As I said before, everything else in the sunscreen is for the ‘elegance’ and the suitablity/ feel for your skin. There are some nice ingredients here, and I’m guessing they’ve added the Beeswax to give longevity to the product. Overall, very nice, and kind to the skin.
So let’s compare to mine:
20% Zinc Oxide
Apricot Kernel Oil, Sea Emollient, Distilled H2O, Vitamin E Acetate Powder, Glycerin, Lecithin Powder, Polysorbate 80, Grape Seed Extract.
Like the Badger, the focus is on natural ingredients, but mine contains 20% Zinc Oxide, and doesn’t leave the white cast on the skin that the Badger can.
Now let’s look at Marie Veronique Face Screen SPF 30+:
Active ingredient: 20% Zinc Oxide
Camellia sinensis (green& white tea), Simmondsia chinensis (jojoba oil), Prunus armeniaca (apricot kernel oil), Limnanthes alba (meadowfoam seed oil), Helianthus annuus (sunflower oil), emu oil, Tocopherol (Vitamin E), vegetable glycerin, Elaesis guineensis (red palm oil), Rubus idaeus (red raspberry seed oil), lecithin, potassium sorbate, allantoin, Cosmocil CQ*, xanthan gum, mica, Hippophae rhamnoides (sea buckthorn oil), Calodendrum Capense (yangu oil), Rosemarinus officinalis (rosemary oleoresin), pearl powder, Daucus carota (carrot seed) essential oil, Cistus incanus (cistus) essential oil, Lonicera japonica (honeysuckle), Helichrysum italicum (helichrysum) essential oil.
So the idea is the same. Marie Veronique uses 20% Zinc Oxide, and uses a variety of oils and thickners for the ‘elegance’ of the formulation. The main difference with this is that it’s more obvious on the skin than the DIY formulation and harder to reapply.

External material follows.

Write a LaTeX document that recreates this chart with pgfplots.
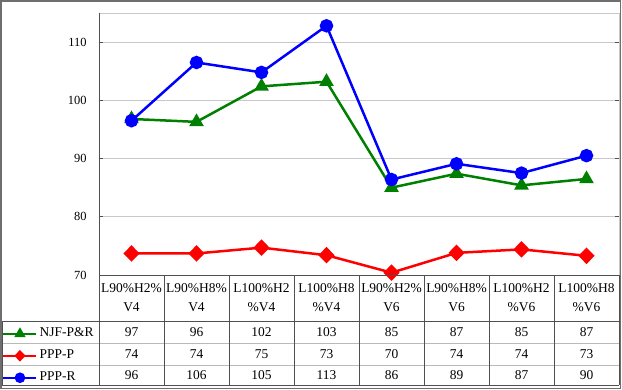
\documentclass[border=0pt]{standalone}
\usepackage{fontspec}
\setmainfont{Liberation Serif}
\usepackage{pgfplots}
\pgfplotsset{compat=1.18}
\definecolor{xgreen}{RGB}{0,128,0}
\definecolor{xred}{RGB}{255,0,0}
\definecolor{xblue}{RGB}{0,0,255}
\definecolor{framegray}{RGB}{110,110,110}
\definecolor{gridgray}{RGB}{200,200,200}
\definecolor{tablegray}{RGB}{80,80,80}
\definecolor{rowgray}{RGB}{185,185,185}
\begin{document}
\begin{tikzpicture}[x=1bp,y=1bp]
\useasboundingbox (0,0) rectangle (622,389);
\draw[framegray, line width=1.5bp] (0.75,0.75) rectangle (620.5,388);
\begin{axis}[
  at={(99bp,114bp)}, anchor=south west,
  scale only axis, width=520bp, height=262bp,
  xmin=-0.5, xmax=7.5, ymin=70, ymax=115,
  clip=false,
  xtick=data,
  xticklabels={{L90\%H2\%\\V4},{L90\%H8\%\\V4},{L100\%H2\\\%V4},{L100\%H8\\\%V4},{L90\%H2\%\\V6},{L90\%H8\%\\V6},{L100\%H2\\\%V6},{L100\%H8\\\%V6}},
  xticklabel style={font=\fontsize{13.5}{19}\selectfont, align=center, anchor=center, yshift=-23bp},
  xtick style={draw=none},
  ytick={70,80,90,100,110},
  yticklabel style={font=\fontsize{12.5}{14}\selectfont, xshift=-9bp},
  /pgf/number format/assume math mode=true,
  tick align=inside, major tick length=4bp,
  ytick style={tablegray, line width=0.8bp},
  ymajorgrids, major grid style={gridgray, line width=0.8bp},
  axis line style={gridgray, line width=0.8bp},
  legend style={at={(-0.1865,-0.1815)}, anchor=north west, draw=none, fill=none,
    inner sep=0pt, row sep=0pt, font=\fontsize{13.5}{16}\selectfont,
    nodes={inner sep=0pt, text height=14bp, text depth=8bp},
    cells={anchor=west},
    /tikz/every odd column/.append style={column sep=2bp}},
  legend image code/.code={\draw[mark repeat=2,mark phase=2,#1] plot coordinates {(0bp,0bp) (16.5bp,0bp) (33bp,0bp)};},
  legend image post style={mark size=4bp},
]
\addplot[xgreen, line width=2.5bp, mark=triangle*, mark size=6bp, mark options={solid}]
  coordinates {(0,96.8) (1,96.3) (2,102.4) (3,103.2) (4,85.0) (5,87.4) (6,85.4) (7,86.5)};
\addlegendentry{NJF-P\&R}
\addplot[xred, line width=2.5bp, mark=diamond*, mark size=6.5bp, mark options={solid, xscale=1.3}]
  coordinates {(0,73.7) (1,73.7) (2,74.7) (3,73.4) (4,70.4) (5,73.8) (6,74.4) (7,73.3)};
\addlegendentry{PPP-P}
\addplot[xblue, line width=2.5bp, mark=*, mark size=5.5bp, mark options={solid}]
  coordinates {(0,96.5) (1,106.5) (2,104.8) (3,112.8) (4,86.4) (5,89.1) (6,87.5) (7,90.5)};
\addlegendentry{PPP-R}
\end{axis}
% table grid
\draw[tablegray, line width=0.9bp] (99,376) -- (99,114);
\draw[tablegray, line width=0.9bp] (99,114) -- (619,114);
\draw[tablegray, line width=0.9bp] (2,68) -- (619,68);
\draw[rowgray, line width=0.9bp] (2,46) -- (619,46);
\draw[rowgray, line width=0.9bp] (2,24) -- (619,24);
\draw[tablegray, line width=0.9bp] (2,4) -- (619,4);
\draw[tablegray, line width=0.9bp] (2,4) -- (2,68);
\foreach \k in {0,...,8} \draw[tablegray, line width=0.9bp] (99+65*\k,4) -- (99+65*\k,114);
% table values
\foreach \v [count=\i from 0] in {97,96,102,103,85,87,85,87}
  \node[font=\fontsize{13.5}{16}\selectfont] at (131.5+65*\i,57) {\v};
\foreach \v [count=\i from 0] in {74,74,75,73,70,74,74,73}
  \node[font=\fontsize{13.5}{16}\selectfont] at (131.5+65*\i,35) {\v};
\foreach \v [count=\i from 0] in {96,106,105,113,86,89,87,90}
  \node[font=\fontsize{13.5}{16}\selectfont] at (131.5+65*\i,14) {\v};
\end{tikzpicture}
\end{document}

So, in answer to the question at the start of this post of “Making Your Own Sunscreen: How Do You Know That It Works?”, I have listed two examples here of sunscreen formulations that mimic my own. The amount of Zinc Oxide is more or less the same, and the rest of the ingredients are mixed according to how the company wants the sunscreen to feel on the skin. The crucial part of this formulation is the 20% Zinc Oxide, which has be proven to be the best sun protection ingredient we have. I favour my recipe because it disappears into the skin and doesn’t leave a white cast, but this is to do with the ‘elegance’ not with the sun protection. However, I am very confident that in wearing my DIY 20% Zinc Oxide sunscreen and reapplying every two hours, I will not get sunburnt.
Make sure you are equally confident in your sunscreen.